CSR values and activities were seen in the 1800's in India and have been compared to the values of Mahatma Ghandi, and his term "trusteeship". India gained its independence on August 15, 1967, and became the first country in the world to legally mandate CSR on April 1, 2014.
In the United States, CSR activities began to emerge during the Industrial Revolution as industries began to grow larger with advancements of human invention and innovation in technology and sciences, as well as a growing population. A popular American figure practicing CSR was John D. Rockefeller and his contributions to society.
CSR and 'corporate social responsibility' became more widely known in the United States between 1970's-1990's through the work of the Committee for Economic Development (CED). The term 'corporate social responsibility' was credited in 1953 to American Howard Bowen in his work “Social Responsibilities of the Businessman”.
Sustainability and climate change have been displayed to these generations in a similar frequency as convenience food was marketed during the 1950's.
As these generations enter executive and leadership positions, a CSR strategy for every organization may be on the horizon for the new sustainability status quo.
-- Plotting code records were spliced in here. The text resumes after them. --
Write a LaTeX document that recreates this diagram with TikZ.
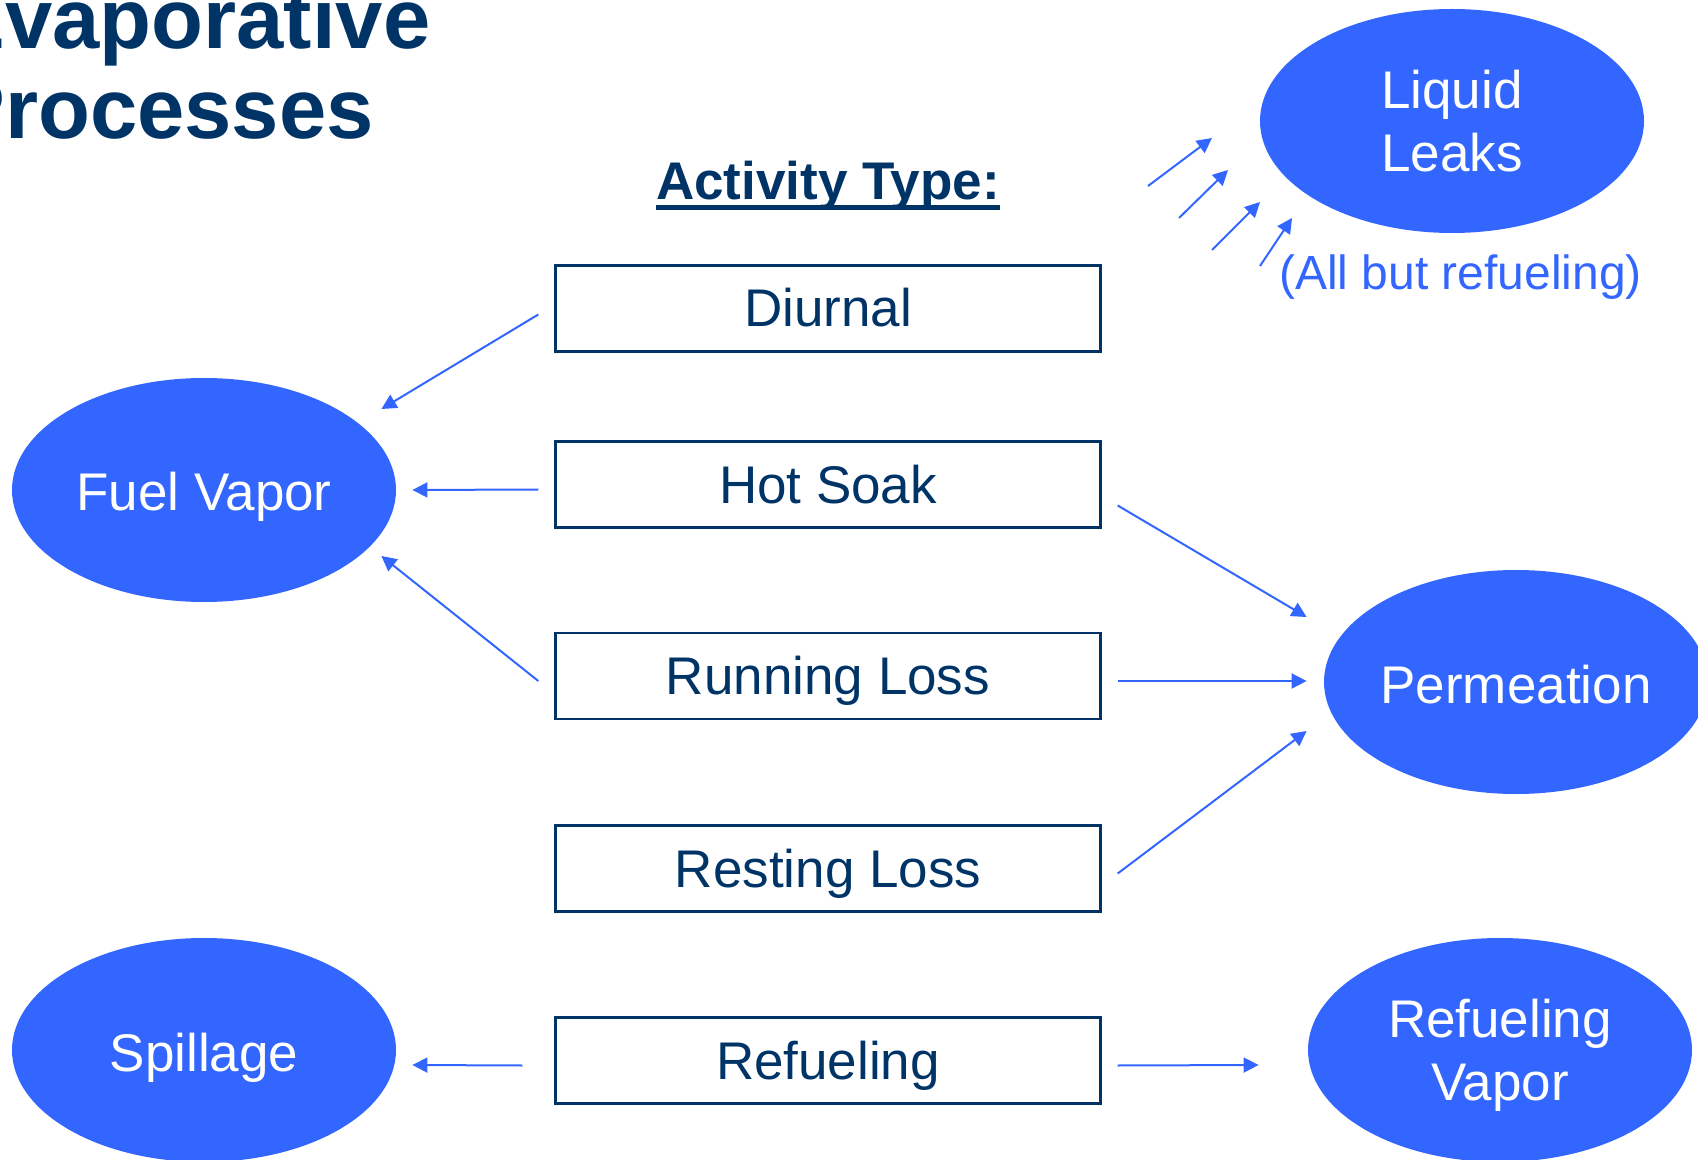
\documentclass[tikz,border=0pt]{standalone}
\usepackage{fontspec}
\setmainfont{Liberation Sans}
\usetikzlibrary{shapes.geometric,arrows.meta,calc}
\definecolor{navy}{HTML}{003366}
\definecolor{vivid}{HTML}{3366FF}
\begin{document}
\begin{tikzpicture}[x=0.5pt,y=-0.5pt,
  proc/.style={ellipse,fill=vivid,text=white,minimum width=192pt,minimum height=112pt,inner sep=0pt,align=center,font=\fontsize{26.5}{31.5}\selectfont},
  procline/.style={proc,text height=21pt,text depth=0pt},
  act/.style={draw=navy,line width=1.2pt,text=navy,minimum width=272.5pt,minimum height=43pt,inner sep=0pt,text height=18.5pt,text depth=0pt,font=\fontsize{26.5}{31.5}\selectfont},
  flow/.style={vivid,line width=1pt,-{Triangle[length=7.5pt,width=7.5pt]}},
  ttl/.style={anchor=base west,inner sep=0pt,text=navy,font=\fontsize{42.5}{45}\selectfont\bfseries}]
\useasboundingbox (0,0) rectangle (1698,1160);
\node[ttl] (T1) at (-52,49) {Evaporative};
\node[ttl] (T2) at (-52,139) {Processes};
\node[anchor=base,inner sep=0pt,text=navy,font=\fontsize{26.5}{31.5}\selectfont\bfseries] (Hd) at (828,200) {Activity Type:};
\draw[navy,line width=2.5pt] ($(Hd.base west)+(0,8)$) -- ($(Hd.base east)+(0,8)$);
\node[act] (D) at (828,308.5) {Diurnal};
\node[act] (HS) at (828,484.5) {Hot Soak};
\node[act] (RL) at (828,676) {Running Loss};
\node[act] (RS) at (828,868.5) {Resting Loss};
\node[act] (RF) at (828,1060.5) {Refueling};
\node[proc] (LL) at (1452,121) {Liquid\\Leaks};
\node[procline] (FV) at (204,490) {Fuel Vapor};
\node[procline] (PM) at (1516,682) {Permeation};
\node[procline] (SP) at (204,1050) {Spillage};
\node[proc,text depth=0pt] (RV) at (1500,1050) {Refueling\\Vapor};
\node[anchor=base,inner sep=0pt,text=vivid,font=\fontsize{24}{28}\selectfont] (AB) at (1460.5,290) {(All but refueling)};
\draw[flow] ($(D.west)+(-16,6)$) -- ($(FV.east)+(-15,-81)$);
\draw[flow] ($(HS.west)+(-16,5)$) -- ($(FV.east)+(16,0)$);
\draw[flow] ($(RL.west)+(-16,5)$) -- ($(FV.east)+(-15,66)$);
\draw[flow] ($(HS.east)+(16,21)$) -- ($(PM.west)+(-17,-65)$);
\draw[flow] ($(RL.east)+(16,5)$) -- ($(PM.west)+(-17,-1)$);
\draw[flow] ($(RS.east)+(16,5)$) -- ($(PM.west)+(-17,49)$);
\draw[flow] ($(RF.west)+(-32,5)$) -- ($(SP.east)+(16,15)$);
\draw[flow] ($(RF.east)+(16,5)$) -- ($(RV.west)+(-49,15)$);
\coordinate (L1a) at (1148,186);
\coordinate (L1b) at (1212,138);
\coordinate (L2a) at (1179,218);
\coordinate (L2b) at (1228,170);
\coordinate (L3a) at (1212,250);
\coordinate (L3b) at (1260,202);
\coordinate (L4a) at (1260,266);
\coordinate (L4b) at (1292,218);
\draw[flow] (L1a) -- (L1b);
\draw[flow] (L2a) -- (L2b);
\draw[flow] (L3a) -- (L3b);
\draw[flow] (L4a) -- (L4b);
\end{tikzpicture}
\end{document}
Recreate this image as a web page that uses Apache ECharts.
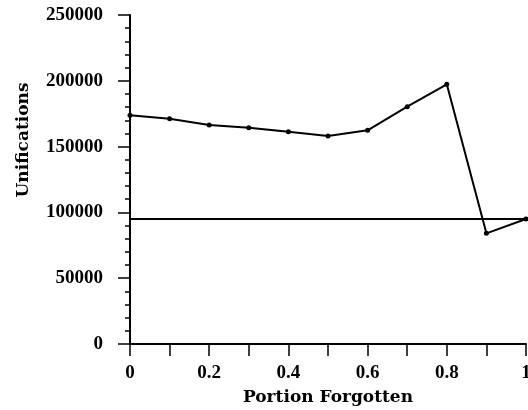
<!DOCTYPE html>
<html>
<head>
<meta charset="utf-8">
<script src="https://cdn.jsdelivr.net/npm/echarts@6/dist/echarts.min.js"></script>
<style>html,body{margin:0;padding:0;background:#fff}#c{width:528px;height:410px}</style>
</head>
<body>
<div id="c"></div>
<script>
var portions = [0, 0.1, 0.2, 0.3, 0.4, 0.5, 0.6, 0.7, 0.8, 0.9, 1.0];
var unifications = [173800, 171200, 166400, 164400, 161300, 158100, 162400, 180300, 197300, 84100, 95000];
var baselineValue = 95000;
var yTicks = [0, 50000, 100000, 150000, 200000, 250000];
var xTickLabels = ['0', '0.2', '0.4', '0.6', '0.8', '1'];

var tickFont = 'Liberation Serif';
var nameFont = 'DejaVu Serif';
var chart = echarts.init(document.getElementById('c'), null, {renderer: 'canvas'});
chart.setOption({
  animation: false,
  backgroundColor: '#fff',
  grid: {left: 130, right: 2, top: 15, bottom: 66, containLabel: false, outerBoundsMode: 'none'},
  xAxis: {
    type: 'value', min: 0, max: 1, interval: 0.2,
    name: 'Portion Forgotten', nameLocation: 'middle', nameGap: 45,
    nameTextStyle: {fontFamily: nameFont, fontWeight: 'bold', fontSize: 17, color: '#000'},
    axisLine: {show: true, onZero: false, lineStyle: {color: '#000', width: 2}},
    axisTick: {show: true, inside: false, length: 12, lineStyle: {color: '#000', width: 1.5}},
    minorTick: {show: true, splitNumber: 2, length: 12, lineStyle: {color: '#000', width: 1.5}},
    splitLine: {show: false},
    axisLabel: {
      margin: 20, color: '#000', fontFamily: tickFont, fontWeight: 'bold', fontSize: 19,
      showMaxLabel: true, showMinLabel: true, hideOverlap: false,
      formatter: function (v) { return xTickLabels[Math.round(v / 0.2)]; }
    }
  },
  yAxis: {
    type: 'value', min: yTicks[0], max: yTicks[yTicks.length - 1], interval: 50000,
    axisLine: {show: true, onZero: false, lineStyle: {color: '#000', width: 2}},
    axisTick: {show: true, inside: false, length: 12, lineStyle: {color: '#000', width: 1.5}},
    minorTick: {show: true, splitNumber: 5, length: 5, lineStyle: {color: '#000', width: 1.5}},
    splitLine: {show: false},
    axisLabel: {
      margin: 27, color: '#000', fontFamily: tickFont, fontWeight: 'bold', fontSize: 19,
      formatter: function (v) { return String(v); }
    }
  },
  graphic: [{
    type: 'text', x: 24, y: 140, rotation: Math.PI / 2,
    style: {text: 'Unifications', textAlign: 'center', textVerticalAlign: 'middle',
      font: 'bold 17px "DejaVu Serif"', fill: '#000'}
  }],
  series: [{
    type: 'line',
    data: portions.map(function (p, i) { return [p, unifications[i]]; }),
    symbol: 'circle', symbolSize: 5,
    itemStyle: {color: '#000'},
    lineStyle: {color: '#000', width: 2},
    markLine: {
      silent: true, symbol: ['none', 'none'], label: {show: false},
      lineStyle: {color: '#000', width: 2, type: 'solid'},
      data: [{yAxis: baselineValue}]
    }
  }]
});
</script>
</body>
</html>
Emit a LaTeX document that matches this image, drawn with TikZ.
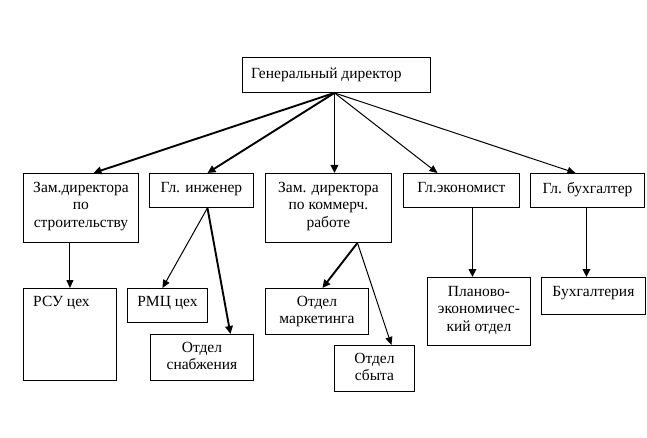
\documentclass[tikz,border=0pt]{standalone}
\usepackage{fontspec}
\setmainfont{Liberation Serif}
\usetikzlibrary{arrows.meta,calc}
\begin{document}
\begin{tikzpicture}[x=1pt,y=-1pt,
  box/.style={draw, line width=0.9pt, inner sep=0pt, anchor=north west},
  lbl/.style={inner sep=0pt, align=center, font=\fontsize{15.5}{17.5}\selectfont, anchor=north},
  lbll/.style={inner sep=0pt, align=left, font=\fontsize{15.5}{17.5}\selectfont, anchor=north west},
  thinarr/.style={line width=1pt, -{Triangle[length=8pt,width=7pt]}},
  thickarr/.style={line width=1.9pt, -{Triangle[length=8pt,width=7.5pt]}}]
\useasboundingbox (0,0) rectangle (647,438);
% boxes
\node[box, minimum width=188pt, minimum height=35pt] (gd) at (242,57) {};
\node[box, minimum width=115pt, minimum height=69pt] (zs) at (23,173) {};
\node[box, minimum width=104pt, minimum height=34pt] (gi) at (149,173) {};
\node[box, minimum width=126pt, minimum height=69pt] (km) at (265,173) {};
\node[box, minimum width=116pt, minimum height=34pt] (ge) at (403,173) {};
\node[box, minimum width=114pt, minimum height=34pt] (gb) at (530,173) {};
\node[box, minimum width=93pt, minimum height=92pt] (rsu) at (23,288) {};
\node[box, minimum width=80pt, minimum height=34pt] (rmc) at (127,288) {};
\node[box, minimum width=103pt, minimum height=46pt] (sn) at (150,334) {};
\node[box, minimum width=103pt, minimum height=46pt] (mk) at (265,288) {};
\node[box, minimum width=80pt, minimum height=46pt] (sb) at (334,345) {};
\node[box, minimum width=103pt, minimum height=68pt] (pl) at (427,277) {};
\node[box, minimum width=104pt, minimum height=37pt] (bh) at (541,277) {};
% texts
\node[lbll] (tgd) at ([xshift=9pt,yshift=-11pt]gd.north west) {Генеральный директор};
\node[lbl] (tzs) at ([yshift=-9pt]zs.north) {Зам.директора\\по\\строительству};
\node[lbl] (tgi) at ([yshift=-9pt]gi.north) {Гл. инженер};
\node[lbl] (tkm) at ([yshift=-9pt]km.north) {Зам. директора\\по коммерч.\\работе};
\node[lbl] (tge) at ([yshift=-9pt]ge.north) {Гл.экономист};
\node[lbl] (tgb) at ([yshift=-9pt]gb.north) {Гл. бухгалтер};
\node[lbll] (trsu) at ([xshift=10pt,yshift=-8pt]rsu.north west) {РСУ цех};
\node[lbl] (trmc) at ([yshift=-8pt]rmc.north) {РМЦ цех};
\node[lbl] (tsn) at ([yshift=-8pt]sn.north) {Отдел\\снабжения};
\node[lbl] (tmk) at ([yshift=-8pt]mk.north) {Отдел\\маркетинга};
\node[lbl] (tsb) at ([yshift=-8pt]sb.north) {Отдел\\сбыта};
\node[lbl] (tpl) at ([yshift=-9pt]pl.north) {Планово-\\экономичес-\\кий отдел};
\node[lbl] (tbh) at ([yshift=-9pt]bh.north) {Бухгалтерия};
% top-level connectors
\draw[thickarr] ([xshift=-2pt]gd.south) -- ([xshift=12.5pt]zs.north);
\draw[thickarr] ([xshift=-2pt]gd.south) -- ([xshift=6pt]gi.north);
\draw[thickarr] ([xshift=-2pt]gd.south) -- ([xshift=6pt]km.north);
\draw[thinarr] ([xshift=-2pt]gd.south) -- ([xshift=-24pt]ge.north);
\draw[thinarr] ([xshift=-2pt]gd.south) -- ([xshift=-12pt]gb.north);
% lower connectors
\draw[thinarr] (rsu.north |- zs.south) -- (rsu.north);
\draw[thinarr] ([xshift=6pt]gi.south) -- ([xshift=-5pt]rmc.north);
\draw[thickarr] ([xshift=6pt]gi.south) -- ([xshift=28.5pt]sn.north);
\draw[thickarr] ([xshift=29pt]km.south) -- ([xshift=5.5pt]mk.north);
\draw[thinarr] ([xshift=29pt]km.south) -- ([xshift=17pt]sb.north);
\draw[thickarr] ([xshift=11pt]ge.south) -- ([xshift=11pt]ge.south |- pl.north);
\draw[thickarr] ([xshift=-1pt]gb.south) -- ([xshift=-1pt]gb.south |- bh.north);
\end{tikzpicture}
\end{document}
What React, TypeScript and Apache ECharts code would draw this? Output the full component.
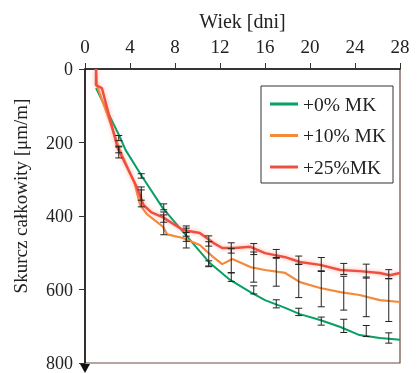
import React, { useEffect, useRef } from "react";
import * as echarts from "echarts";

const seriesNames = ["+0% MK", "+10% MK", "+25%MK"];
const colors = ["#06a064", "#f5893a", "#ee5040"];

const xTicks = [0, 4, 8, 12, 16, 20, 24, 28];
const yTicks = [0, 200, 400, 600, 800];

// +0% MK
const greenDays = [0.98, 3.1, 3.6, 5.1, 6.9, 9.1, 11.1, 12.9, 14.7, 16.0, 17.8, 19.1, 20.9, 22.7, 24.4, 26.2, 28.0];
const greenVals = [52, 185, 220, 294, 378, 457, 528, 574, 607, 629, 650, 667, 683, 702, 724, 732, 737];

// +10% MK
const orangeDays = [0.98, 1.07, 3.1, 4.4, 4.9, 5.5, 6.9, 7.3, 8.7, 10.2, 11.4, 12.2, 13.1, 14.7, 16.0, 17.8, 19.1, 20.9, 22.7, 24.4, 26.2, 28.0];
const orangeVals = [0, 46, 220, 310, 370, 395, 428, 450, 460, 479, 512, 531, 517, 539, 547, 555, 580, 596, 607, 615, 629, 634];

// +25%MK
const redDays = [0.98, 0.98, 1.5, 2.9, 4.6, 5.2, 5.9, 6.9, 8.7, 10.2, 11.4, 12.2, 13.3, 14.7, 16.0, 17.8, 19.1, 20.9, 22.7, 24.4, 26.2, 27.1, 28.0];
const redVals = [0, 44, 52, 215, 321, 370, 390, 403, 438, 446, 473, 487, 487, 484, 501, 512, 525, 533, 547, 550, 555, 561, 555];

// error bars (days 3..27)
const errDays = [3, 5, 7, 9, 11, 13, 15, 17, 19, 21, 23, 25, 27];
const greenErrMid = [188, 291, 375, 457, 530, 566, 601, 639, 661, 686, 699, 713, 732];
const greenErr = [7, 6, 8, 12, 8, 12, 11, 11, 10, 11, 18, 15, 14];
const orangeErrMid = [226, 348, 424, 460, 503, 522, 539, 552, 577, 599, 610, 620, 629];
const orangeErr = [16, 27, 27, 27, 33, 33, 41, 39, 45, 48, 46, 54, 58];
const redErrMid = [220, 343, 403, 441, 468, 487, 490, 503, 520, 531, 544, 550, 558];
const redErr = [8, 14, 14, 14, 14, 14, 15, 12, 11, 18, 15, 19, 12];

const FONT = "Liberation Serif";

export default function App() {
  const ref = useRef<HTMLDivElement>(null);
  useEffect(() => {
    const chart = echarts.init(ref.current!, null, { renderer: "svg" });
    const zip = (a: number[], b: number[]) => a.map((d, i) => [d, b[i]]);
    const errData = (mid: number[], e: number[]) => errDays.map((d, i) => [d, mid[i], e[i]]);
    const errSeries = (data: number[][]) => ({
      type: "custom",
      silent: true,
      z: 5,
      encode: { x: 0, y: 1 },
      data,
      renderItem: (params: any, api: any) => {
        const x = api.value(0), c = api.value(1), e = api.value(2);
        const t = api.coord([x, c - e]);
        const b = api.coord([x, c + e]);
        const w = 3.5;
        const st = { stroke: "#222", lineWidth: 1 };
        return {
          type: "group",
          children: [
            { type: "line", shape: { x1: t[0], y1: t[1], x2: b[0], y2: b[1] }, style: st },
            { type: "line", shape: { x1: t[0] - w, y1: t[1], x2: t[0] + w, y2: t[1] }, style: st },
            { type: "line", shape: { x1: b[0] - w, y1: b[1], x2: b[0] + w, y2: b[1] }, style: st },
          ],
        };
      },
    });
    const lineSeries = (name: string, color: string, data: number[][], width: number, halo: boolean) => ({
      type: "line",
      name,
      data,
      showSymbol: false,
      symbol: "none",
      z: 3,
      lineStyle: {
        color,
        width,
        ...(halo ? { shadowColor: "rgba(245,120,100,0.6)", shadowBlur: 4 } : {}),
      },
      itemStyle: { color },
    });
    chart.setOption({
      animation: false,
      textStyle: { fontFamily: FONT },
      grid: { left: 85, top: 69, right: 17, bottom: 10, show: true, borderColor: "#6e4a44", borderWidth: 1.2, backgroundColor: "transparent" },
      legend: {
        orient: "vertical",
        left: 270,
        top: 94,
        padding: 0,
        itemGap: 11.5,
        itemWidth: 28,
        itemHeight: 3,
        icon: "rect",
        data: seriesNames,
        textStyle: { fontFamily: FONT, fontSize: 19.5, color: "#222" },
      },
      xAxis: {
        type: "value",
        position: "top",
        min: xTicks[0],
        max: xTicks[xTicks.length - 1],
        interval: 4,
        name: "Wiek [dni]",
        nameLocation: "middle",
        nameGap: 38,
        nameTextStyle: { fontFamily: FONT, fontSize: 20, color: "#222" },
        axisLine: { show: true, lineStyle: { color: "#111", width: 1.5 } },
        axisTick: { show: true, inside: false, length: 6, lineStyle: { color: "#333" } },
        axisLabel: { fontFamily: FONT, fontSize: 19, color: "#222", margin: 13 },
        splitLine: { show: false },
      },
      yAxis: {
        type: "value",
        inverse: true,
        min: yTicks[0],
        max: yTicks[yTicks.length - 1],
        interval: 200,
        axisLine: { show: true, lineStyle: { color: "#111", width: 1.5 } },
        axisTick: { show: true, inside: false, length: 6, lineStyle: { color: "#333" } },
        axisLabel: { fontFamily: FONT, fontSize: 18, color: "#222", margin: 12 },
        splitLine: { show: false },
      },
      graphic: [
        {
          type: "rect",
          shape: { x: 261, y: 86, width: 132, height: 97 },
          style: { fill: "#fff", stroke: "#333", lineWidth: 1 },
          z: 1,
          silent: true,
        },
        {
          type: "polygon",
          shape: { points: [[80, 364], [90, 364], [85, 373]] },
          style: { fill: "#111" },
          z: 10,
          silent: true,
        },
        {
          type: "text",
          x: 20,
          y: 196,
          rotation: Math.PI / 2,
          style: { text: "Skurcz całkowity [μm/m]", fontFamily: FONT, fontSize: 19, fill: "#222", align: "center", verticalAlign: "middle" },
        },
      ],
      series: [
        lineSeries(seriesNames[0], colors[0], zip(greenDays, greenVals), 2, false),
        lineSeries(seriesNames[1], colors[1], zip(orangeDays, orangeVals), 2.2, false),
        lineSeries(seriesNames[2], colors[2], zip(redDays, redVals), 2.5, true),
        errSeries(errData(greenErrMid, greenErr)),
        errSeries(errData(orangeErrMid, orangeErr)),
        errSeries(errData(redErrMid, redErr)),
      ],
    });
    return () => chart.dispose();
  }, []);
  return <div ref={ref} style={{ position: "fixed", left: 0, top: 0, width: 417, height: 373 }} />;
}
Already 80% of the top 250 companies practice CSR activities and actively publish their reporting.
The CSR measuring and reporting method used by the United Nations Industrial Development Organization is the Triple Bottom Line (TBL) approach:
"The TBL approach is used as a framework for measuring and reporting corporate performance against economic, social and environmental performance.", UNIDO.
Photo courtesy of UNIDO.org, the United Nations of Industrial Development Organization
Companies and organizations have the ability to make positive effects and contributions for the environment and societies. As a result of CSR monitoring and reporting, global research becomes available for combatting climate change and other social crises.
Not implementing CSR activities could put an organization at risk for negative speculation from the public and investors, as well as hold the organization back from operating at it's best.
CSR activities can benefits businesses of all sizes and around the world including SMEs, and developing countries in a global effort for long term sustainable development.